USCi pioneers a 6.5kV silicon carbide JFET half bridge module for use in energy storage applications
Date: Jun 11, 2012
Source: United Silicon Carbide ( click here to go to the source)

Featured firm in this article: United Silicon Carbide Inc of Princeton, NJ



United Silicon Carbide Inc. based in Monmouth Junction, NJ, USA has been awarded a Department of Energy grant for the development of the industry's first commercial SiC 6.5KV JFET in order to revolutionize traditional storage grid tied 2 level inverter systems commonly found in energy storage applications.

USCi will fabricate half-bridge switch modules that are rated at 6.5 kV, thus enabling DC-Link voltages up to ~5 kV, and adopting a unipolar normally off SiC-JFET approach allows the device to switch in the medium voltage range while maintaining low switching losses and switching speeds of 20-30KHz.

Traditional DC link and 2 level inverter systems for grid tied storage use 1.2 kV Si-IGBT switch modules operating at 6.5 kHz. These low voltage, low performance silicon switches require that the system runs with high current levels and relatively low frequencies (< 10 kHz) thus requiring thick cables, heavy transformers, costly magnetics and elaborate cooling schemes to keep the IGBTs in a safe temperature range. In an attempt to address this issue, Si-IGBT's can achieve higher voltages, up to 6.5 kV, but at the expense of switching speed which must be reduced to sub kHz levels. System designers choose the best operating range for a particular system but are limited by the selection of silicon based devices.

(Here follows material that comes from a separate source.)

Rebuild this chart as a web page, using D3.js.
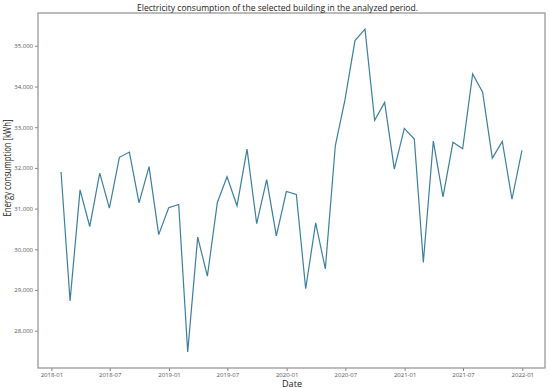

"All large area silicon based switches like Insulated Gate Bipolar Transistors (IGBT), Gate-Turn-Off (GTO) Thyristors and Gate-Commutated-Thyristors (GCT's) function but show significant disadvantages and limitations in use like restricting switching frequencies to sub KHz or demanding implementation of costly turn off snubbering. United Silicon Carbide will solve these problems using its expertise in SiC based Junction Field Effect Transistors (JFETs) to develop a switch module product that can readily improve the needs of current state-of-the art energy storage systems and create a switch platform for next generation systems as well. A 6.5 kV, 60 A switch module operating at 20-30 kHz will provide significant system level performance benefits that enable simpler adoption and faster penetration of wind and solar generation seamlessly into distributed storage based power systems operating in the 100 kW to 1 MW range".